Elementary questions on the Freyd-Mitchell embedding theorem I have a few elementary questions about the Freyd-Mitchell embedding theorem which I can't see  answered elsewhere here and which all arise from some confusions I ran into.

*

*Can someone point out why (and where in the proof) exactly you need that the abelian category $\mathcal{A}$ is small?  Is it to show that the functor category $\mathsf{Fun}(\mathcal{A},\mathsf{Ab})$ is Grothendieck?


*Does the FH embedding theorem also hold if $\mathcal{A}$ is only essentially small? I would say so but have seen this nowhere written out. If $\mathcal{A}$ is essentially small, there is an equivalence $F \colon \mathcal{A} \to \mathcal{A}'$ into a small category $\mathcal{A}'$. The category $\mathcal{A}'$ is automatically abelian and $F$ is an exact equivalence. Composed with the FH embedding of $\mathcal{A}'$ we get an exact embedding of $\mathcal{A}$ into a module category. Where's the mistake?

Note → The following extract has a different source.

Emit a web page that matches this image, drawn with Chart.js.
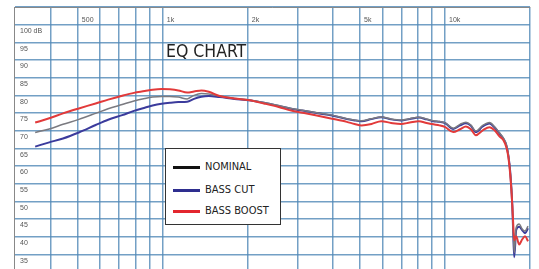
<!DOCTYPE html>
<html>
<head>
<meta charset="utf-8">
<title>EQ CHART</title>
<script src="https://cdn.jsdelivr.net/npm/chart.js@4/dist/chart.umd.min.js"></script>
<style>
    body { margin: 0; background: #fff; overflow: hidden; }
    #wrap { position: relative; width: 539px; height: 300px; }
    #title {
        position: absolute; left: 166px; top: 42px;
        font: 17.5px/18px "Liberation Sans Narrow", "DejaVu Sans Condensed", sans-serif;
        color: #222;
    }
    #legend {
        position: absolute; left: 165px; top: 148px; width: 114px; height: 75px;
        background: #fff; border: 1.5px solid #333;
    }
    .row { position: absolute; left: 7px; height: 12px; display: flex; align-items: center; }
    .row span.swatch { display: inline-block; width: 27px; height: 3px; margin-right: 5px; }
    .row span.name { font: 11px/12px "Liberation Sans Narrow", "DejaVu Sans Condensed", sans-serif; color: #222; }
</style>
</head>
<body>
<div id="wrap">
    <canvas id="eqChart"></canvas>
    <div id="title">EQ CHART</div>
    <div id="legend"></div>
</div>
<script>
// frequencies (Hz)
const freqHz = [353, 396, 443, 504, 578, 640, 718, 790, 863, 920, 990, 1060, 1135, 1220, 1290, 1370, 1455, 1590, 1795, 2025,
    2280, 2575, 2850, 3120, 3510, 3976, 4486, 4783, 5060, 5490, 5940, 6440, 6980, 7500, 8070, 8600, 9100, 9550, 10020, 10690,
    11300, 11860, 12350, 12860, 13600, 14380, 14980, 15590, 16100, 16490, 16760, 17030, 17310, 17450, 17590, 17870, 18310, 18750, 19210, 19680];

const nominalDb = [69.5, 70.5, 71.8, 73.2, 74.9, 76.2, 77.4, 78.4, 79.1, 79.5, 79.7, 79.7, 79.5, 79.0, 80.0, 80.5, 80.4, 79.8, 79.1, 78.7,
    78.0, 77.1, 76.3, 75.8, 75.1, 74.4, 73.4, 73.0, 72.8, 73.4, 73.9, 73.3, 73.0, 73.4, 73.8, 73.3, 72.8, 72.6, 72.2, 70.7,
    71.8, 72.4, 71.6, 69.9, 71.5, 72.3, 71.1, 69.4, 67.9, 66.0, 63.2, 58.0, 49.2, 41.0, 35.5, 42.6, 43.6, 42.2, 41.6, 43.0];

const bassCutDb = [65.5, 66.7, 67.8, 69.5, 71.6, 73.1, 74.4, 75.6, 76.5, 77.1, 77.6, 77.9, 78.1, 78.2, 79.0, 79.6, 79.8, 79.5, 79.0, 78.6,
    77.9, 77.0, 76.2, 75.7, 75.0, 74.3, 73.3, 72.9, 72.7, 73.3, 73.8, 73.2, 72.9, 73.3, 73.7, 73.2, 72.7, 72.5, 72.1, 70.5,
    71.5, 72.1, 71.4, 69.6, 71.2, 72.0, 70.9, 69.2, 67.7, 65.9, 63.0, 58.2, 48.9, 40.4, 34.2, 41.9, 42.8, 41.9, 41.0, 42.4];

const bassBoostDb = [72.3, 73.5, 74.9, 76.3, 77.7, 78.8, 79.9, 80.7, 81.2, 81.6, 81.8, 81.7, 81.4, 80.8, 81.1, 81.4, 81.0, 79.8, 79.1, 78.6,
    77.7, 76.7, 75.7, 75.1, 74.3, 73.4, 72.5, 71.9, 71.5, 71.9, 72.7, 72.2, 71.9, 72.3, 72.7, 72.2, 71.8, 71.5, 71.0, 69.6,
    70.4, 71.2, 70.4, 68.7, 70.1, 71.0, 70.1, 68.4, 67.3, 65.3, 62.6, 57.4, 48.9, 43.3, 39.0, 40.1, 37.8, 39.2, 40.1, 38.7];

const seriesNames = ['NOMINAL', 'BASS CUT', 'BASS BOOST'];
const legendColors = ['#111111', '#2e2e8f', '#e3262e'];

// grid / tick positions
const yTicks = [35, 40, 45, 50, 55, 60, 65, 70, 75, 80, 85, 90, 95, 100, 105];
const xGridHz = [400, 500, 600, 700, 800, 900, 1000, 2000, 3000, 4000, 5000, 6000, 7000, 8000, 9000, 10000, 20000];
const xTickLabels = { 500: '500', 1000: '1k', 2000: '2k', 5000: '5k', 10000: '10k' };

const gridColor = 'rgba(80, 136, 182, 0.8)';
const tickFont = { family: 'Liberation Sans', size: 7 };

function points(values) {
    return values.map((v, i) => ({ x: freqHz[i], y: v }));
}

const ctx = document.getElementById('eqChart').getContext('2d');

const chart = new Chart(ctx, {
    type: 'line',
    data: {
        datasets: [
            { label: seriesNames[1], data: points(bassCutDb), borderColor: '#3b3b9c', borderWidth: 2, order: 3 },
            { label: seriesNames[0], data: points(nominalDb), borderColor: '#7a7a80', borderWidth: 1.5, order: 2 },
            { label: seriesNames[2], data: points(bassBoostDb), borderColor: '#e23a3a', borderWidth: 2, order: 1 }
        ]
    },
    options: {
        responsive: true,
        maintainAspectRatio: false,
        animation: false,
        devicePixelRatio: 1,
        layout: { padding: { top: -11, left: 2, right: 1, bottom: 17 } },
        elements: {
            point: { radius: 0 },
            line: { cubicInterpolationMode: 'monotone', fill: false }
        },
        plugins: {
            legend: { display: false },
            tooltip: { enabled: false }
        },
        scales: {
            x: {
                type: 'logarithmic',
                position: 'top',
                min: 297,
                max: 20000,
                afterBuildTicks: (scale) => { scale.ticks = xGridHz.map(v => ({ value: v })); },
                ticks: {
                    mirror: true,
                    padding: 9,
                    align: 'start',
                    labelOffset: 4,
                    autoSkip: false,
                    maxRotation: 0,
                    font: tickFont,
                    color: '#555',
                    callback: (v) => xTickLabels[v] || ''
                },
                grid: { color: gridColor, lineWidth: 1.5, drawTicks: false },
                border: { display: true, color: '#888', width: 1 }
            },
            y: {
                type: 'linear',
                min: 26.9,
                max: 105,
                afterBuildTicks: (scale) => { scale.ticks = yTicks.map(v => ({ value: v })); },
                ticks: {
                    mirror: true,
                    padding: 6,
                    align: 'start',
                    labelOffset: 3,
                    font: tickFont,
                    color: '#555',
                    callback: (v) => v === 100 ? '100 dB' : (v > 100 ? '' : String(v))
                },
                grid: { color: gridColor, lineWidth: 1.6, drawTicks: false },
                border: { display: true, color: '#888', width: 1 }
            }
        }
    }
});

// boxed legend inside the plot
const legend = document.getElementById('legend');
const rowTops = [12, 35, 56];
seriesNames.forEach((name, i) => {
    const row = document.createElement('div');
    row.className = 'row';
    row.style.top = rowTops[i] + 'px';
    row.innerHTML = '<span class="swatch" style="background:' + legendColors[i] + '"></span><span class="name">' + name + '</span>';
    legend.appendChild(row);
});
</script>
</body>
</html>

*This one really confuses me. I thought that an exact embedding $F \colon \mathcal{A} \to R\text{-}\mathsf{Mod}$ induces an isomorphism $\mathrm{Sub}(X) \to \mathrm{Sub}(F(X))$ between the lattices of subobjects of $X$ and $F(X)$, therefore maps simple objects to simple modules etc., and I can deduce the Jordan–Hölder theorem for a finite length object in $\mathcal{A}$ simply from the one for modules. But the comments here seem to indicate that this is wrong. Why is it so? I must be stupid here.
 A: Here is an explicit counterexample when $A$ is not assumed to be small. Any abelian category admitting an exact (fully faithful) embedding into $\text{Mod}(R)$ must be well-powered, meaning every object must have a set of subobjects (since the same is true in $\text{Mod}(R)$ and an exact embedding induces an embedding on posets of subobjects, but not, as Maxime points out, an isomorphism). There are abelian categories that are not well-powered; you can see some examples in this MO question. I particularly like Jeremy Rickard's example of the (still locally small!) category of eventually constant functors $\text{Ord} \to \text{Ab}$.
A: *

*You need this to know that $Fun(A,Ab)$ is locally small; and also indeed to check that $Fun(A,Ab)$ has nice properties such as Grothendieck-ness, or the existence of injective cogenerators etc. In other words it's needed for most of the steps that lead to the reduction to the case of a small subcategory of a nice Grothendieck abelian category.


*Yes of course it works, and your argument shows that. I guess it's never written out because category theorists don't really care about the difference between small and essentially small. I would be surprised though if it were actually never mentioned.


*It doesn't induce an isomorphism, only an embedding: given a subobject $Y\to F(X)$, how do you cook up a $Z$ such that $F(Z) \cong Y$ ? For instance look at the exact embedding $\mathbb Q-Mod\to \mathbb Z-Mod$, it certainly does not map simples to simples.